I’ll be the first to admit, I grew up in a fairly sheltered environment. I had the advantages of two loving parents who are still married to this day, I lived in a nice neighborhood in a small town in western North Carolina, and attend the “good” schools all my life. My family did everything possible for me, growing up, to make sure that I was well taken care of and that I never was in need of anything. Needless to say, when I moved away from home at age 18, the real world was a new awakening.
For the first time in my life, the world was unfiltered and no longer child-proof. I remember vividly, within days of arriving on campus at NC State University, while walking down Hillsborough Street, I encountered a homeless person for the first time in my life.
As time went on, I would gradually notice the struggles that others went through on a daily basis. Whether it was the homeless crowd on Hillsborough street or the hopeless faces at the bus stop each morning that I passed on my way into school. My immersion into this foreign world was tempered by the fact that I was still surrounded by like-minded individuals at school and in the dormitory. My “shelter” was still there.

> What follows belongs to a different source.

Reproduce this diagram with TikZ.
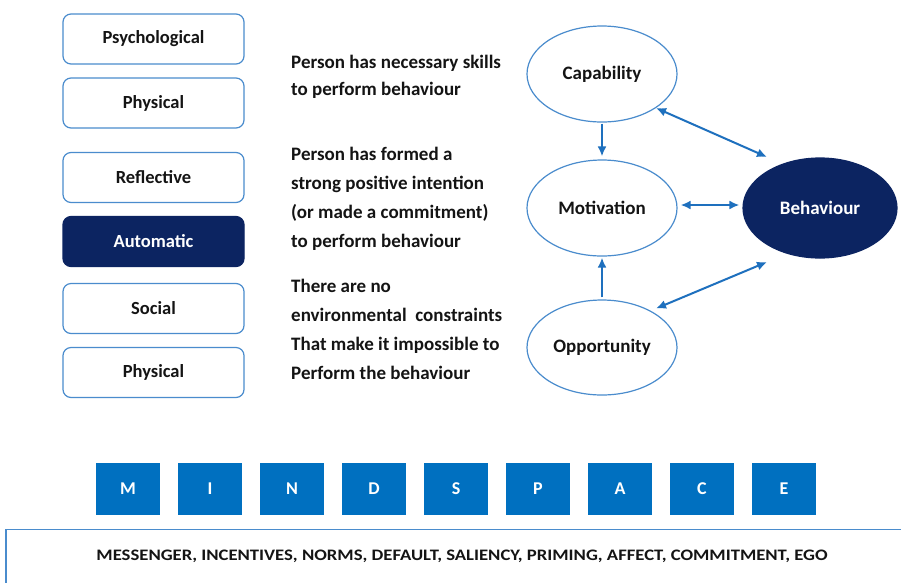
\documentclass[tikz,border=0pt]{standalone}
\usepackage{fontspec}
\setmainfont{Carlito}
\usetikzlibrary{shapes.geometric,arrows.meta,calc}
\definecolor{navy}{RGB}{12,36,97}
\definecolor{edgeblue}{RGB}{74,140,205}
\definecolor{arrowblue}{RGB}{30,112,190}
\definecolor{tileblue}{RGB}{0,112,192}
\definecolor{ink}{RGB}{20,20,20}
\begin{document}
\begin{tikzpicture}[x=1pt,y=-1pt,
  cbox/.style={draw=edgeblue,line width=1.2pt,rounded corners=8pt,
    minimum width=181pt,minimum height=50pt,inner sep=0pt,text=ink,
    font=\fontsize{18.5}{20}\selectfont\bfseries},
  cdark/.style={cbox,fill=navy,draw=navy,text=white},
  oval/.style={ellipse,draw=edgeblue,line width=1.2pt,minimum width=150pt,
    minimum height=96pt,inner sep=0pt,text=ink,font=\fontsize{19}{20}\selectfont\bfseries},
  ovaldark/.style={oval,fill=navy,draw=navy,text=white,minimum width=154pt,minimum height=100pt},
  note/.style={anchor=base west,align=left,inner sep=0pt,text=ink,
    font=\fontsize{19}{29}\selectfont\bfseries},
  tile/.style={fill=tileblue,minimum width=64pt,minimum height=52pt,inner sep=0pt,
    text=white,font=\fontsize{18}{18}\selectfont\bfseries},
  link/.style={draw=arrowblue,line width=2pt,-{Latex[length=10pt,width=9pt]}},
  biway/.style={draw=arrowblue,line width=2pt,{Latex[length=10pt,width=9pt]}-{Latex[length=10pt,width=9pt]}}
]
\useasboundingbox (0,0) rectangle (901,582);
\fill[white] (0,0) rectangle (901,582);

% COM-B sources column
\node[cbox]  (psy)  at (153.5,39)   {Psychological};
\node[cbox]  (phy1) at (153.5,103)  {Physical};
\node[cbox]  (refl) at (153.5,177.5){Reflective};
\node[cdark] (auto) at (153.5,241.5){Automatic};
\node[cbox]  (soc)  at (153.5,308.5){Social};
\node[cbox]  (phy2) at (153.5,372.5){Physical};

% explanations (anchored at the baseline of the last line)
\node[note,font=\fontsize{19}{27}\selectfont\bfseries] (t1) at (291,95)
  {Person has necessary skills\\to perform behaviour};
\node[note] (t2) at (291,247)
  {Person has formed a\\strong positive intention\\(or made a commitment)\\to perform behaviour};
\node[note] (t3) at (291,379)
  {There are no\\environmental\ \ constraints\\That make it impossible to\\Perform the behaviour};

% COM-B model
\node[oval] (cap) at (602,74)  {Capability};
\node[oval] (mot) at (602,208) {Motivation};
\node[oval,minimum height=95pt] (opp) at (602,347.5) {Opportunity};
\node[ovaldark] (beh) at (820,208) {Behaviour};

\draw[link,shorten <=1pt,shorten >=3pt] (cap.south) -- (mot.north);
\draw[link,shorten <=2pt,shorten >=1pt] (opp.north) -- (mot.south);
\draw[biway,shorten <=3pt,shorten >=3pt] ($(mot.east)+(0,-3)$) -- ($(beh.west)+(0,-3)$);
\draw[biway] ($(cap.center)+(54,34)$) -- ($(beh.center)+(-53,-51)$);
\draw[biway] ($(opp.center)+(54,-39)$) -- ($(beh.center)+(-53,54)$);

% MINDSPACE tiles
\foreach \l [count=\i from 0] in {M,I,N,D,S,P,A,C,E}
  \node[tile] (tile\i) at (128+82*\i,489) {\l};

% expansion box
\draw[edgeblue,line width=1.2pt] (6,600) -- (6,529.5) -- (920,529.5);
\node[text=ink,inner sep=0pt] (expand) at (462,556)
  {\resizebox{731pt}{10.5pt}{\fontsize{16}{16}\selectfont\bfseries MESSENGER, INCENTIVES, NORMS, DEFAULT, SALIENCY, PRIMING, AFFECT, COMMITMENT, EGO}};
\end{tikzpicture}
\end{document}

It wasn’t until 10 years later that I began working at United Way of the Greater Triangle. I took the job after years of dealing with corporate web design clients and small businesses looking for an edge over their competitors on the web. I looked at the opportunity as not only a change of pace from what I had been doing, but also as a way to give back to my community. Little did I know, that I was in store for another epiphany about the community I had already been living in for almost 15 years.
Upon my start at United Way, one of my first big projects was to revamp the website content. While combing through the years of pages, I kept seeing statistics that made no sense to me: “1 in 4 people in the Triangle are helped by services from United Way, 559,825 individuals who were hungry or malnourished accessed the food they needed last year, 20,914 senior citizens maintained independent living in a safe home over the past twelve months,” and many more just like this. How could these numbers be right? I never knew there was such a need. Here in Raleigh/Durham? We’re constantly rated as one of the nation’s best areas in which to live, work, and play.
Totally amazed, I began to wonder. If United Way’s network was helping this many people year in and year out, imagine the big picture, with all of the other non-profits and charities in the Triangle doing their best work. The needs are obviously far greater than I could have ever imagined. Over the next two years, I quickly saw the “on the ground” work that our agencies were doing, and it turned on a switch somewhere deep inside me.
That switch has taken the filter of sheer ignorance off of my daily perception of the Triangle, and allowed me to really see why non-profits exist. Working here has changed me as a person, and has certainly instilled a new level of compassion and caring within me that I never knew I had. If you ever get the chance to work for or volunteer with a non-profit, even for the shortest amount of time, I would recommend it highly. It will, in fact, change your life.